A Europa pretensamente civilizada foi capaz de protagonizar, além dos campos
nazistas, as experiências mais indignantes de tráfico de seres humanos para
fins de trabalho escravo e de exploração-opressão dos povos originários (o
comércio escravista e o saque colonizador que deu às elites ocidentais muito
dinheiro e poder ao preço de genocídio, etnocídio e extermínio cultural
insólito). Quando a União Soviética chegou ao
colapso e os países do Pacto de Varsóvia dissolveram sua união depois de vencer
a Alemanha nazista e a Itália fascista, numa espúria expansão da OTAN, como que
vivêssemos ainda na guerra fria, imprimiram sua vocação hegemonista colonial
para manter todos os povos e nações ‘inferiores’ a serviço deles.
A humanidade, contudo, é generosa tal como a
natureza, e sempre dá mais uma chance aos néscios, arrogantes e soberbos.
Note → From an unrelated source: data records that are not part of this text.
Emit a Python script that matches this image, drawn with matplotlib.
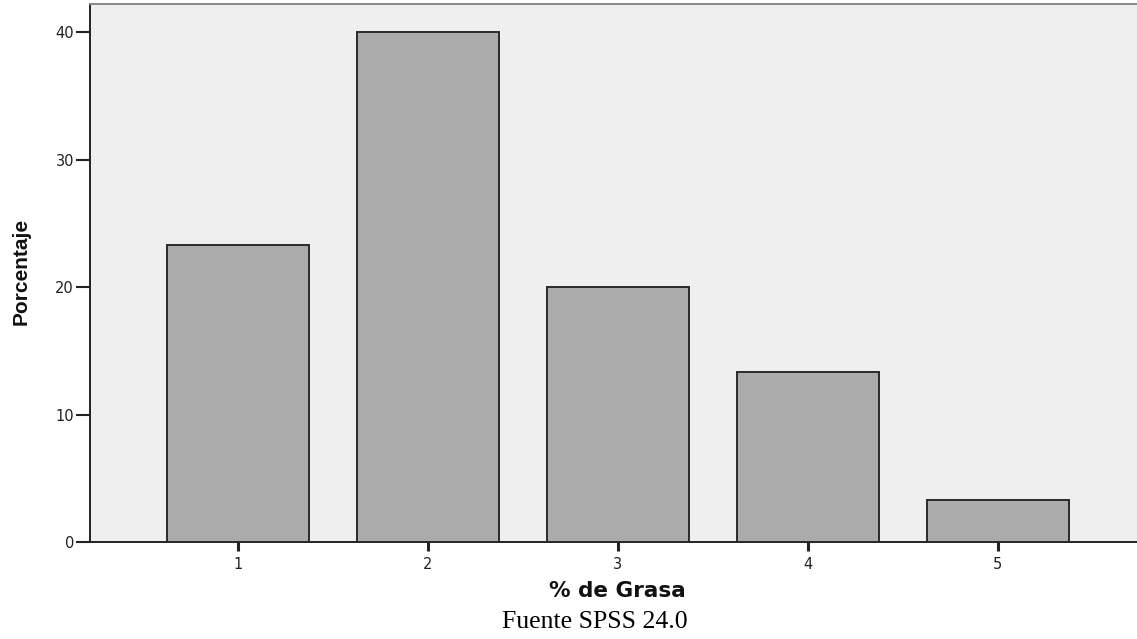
import matplotlib
matplotlib.use("Agg")
import matplotlib.pyplot as plt

plt.rcParams["font.family"] = ["DejaVu Sans"]

categories = ["1", "2", "3", "4", "5"]
percentages = [23.33, 40.0, 20.0, 13.33, 3.33]
yticks = [0, 10, 20, 30, 40]

fig = plt.figure(figsize=(11.37, 6.39), dpi=100)
ax = fig.add_axes([90/1137, 1 - 542/639, 1 - 90/1137, (542 - 4)/639])
ax.set_facecolor("#efefef")

xpos = list(range(1, len(categories) + 1))
ax.bar(xpos, percentages, width=0.747, color="#ababab", edgecolor="#2a2a2a", linewidth=1.4, zorder=3)

ax.set_xlim(0.221, 5.732)
ax.set_ylim(0, 42.2)
ax.set_xticks(xpos)
ax.set_xticklabels(categories, family="DejaVu Sans")
ax.set_yticks(yticks)
ax.set_yticklabels([str(v) for v in yticks], family="DejaVu Sans")
ax.tick_params(axis="y", labelsize=10.5, width=1.5, length=10, color="#222222", labelcolor="#222222", pad=1.5)
ax.tick_params(axis="x", labelsize=10.5, width=2.2, length=6.5, color="#222222", labelcolor="#222222", pad=4)

for side in ["left", "bottom"]:
    ax.spines[side].set_linewidth(1.4)
    ax.spines[side].set_color("#222222")
ax.spines["top"].set_color("#888888")
ax.spines["top"].set_linewidth(1.4)
ax.spines["right"].set_visible(False)

fig.text(21/1137, 1 - 271/639, "Porcentaje", fontsize=15, fontweight="bold", family="Liberation Sans",
         rotation=90, ha="center", va="center", color="#111111")
fig.text(617/1137, 1 - 591/639, "% de Grasa", fontsize=15.5, fontweight="bold", family="DejaVu Sans",
         ha="center", va="center", color="#111111")
fig.text(595/1137, 1 - 622/639, "Fuente SPSS 24.0", family="Liberation Serif", fontsize=18.5,
         ha="center", va="center")

fig.savefig("out.png", dpi=100)
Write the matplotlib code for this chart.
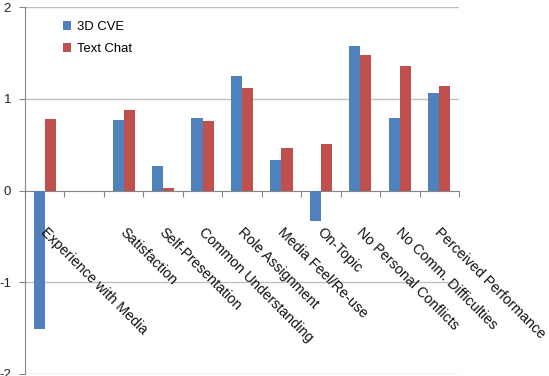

A
despeito da tirania impregnada em todos os povos submetidos ao seu jugo, a
Europa que depois de viver na miséria durante a Idade Média e desconhecer o
legado dos povos que lhe compartilharam o conhecimento da Idade Clássica em
bandeja de ouro e as riquezas literalmente de ouro e prata, além dos alimentos
que saciaram a fome milenar de suas nações, teima em perpetuar a tirania e a
opulência.
O tristemente célebre transatlântico Titanic e a
tragédia que interrompeu vidas e sonhos de centenas de seres humanos de
diferentes classes sociais, nacionalidades, convicções e credos em 1912 e o
trágico fim da tripulação do submersível Titan, dias atrás, perto do que resta
daquilo que um dia foi o ‘maior barco de passageiros construído pelo homem’ têm
os mesmos contornos de delírio, pretensão e imbecilidade que dominam certa parcela
da população humana e sua insana obsessão por ‘dominar o mundo’. Mas a
humanidade é maior que a insanidade desses seres soberbos, e a sonhada
emancipação de nossa espécie (e das demais, igualmente submetidas ao seu jugo)
haverá de iluminar o porvir de nossos descendentes.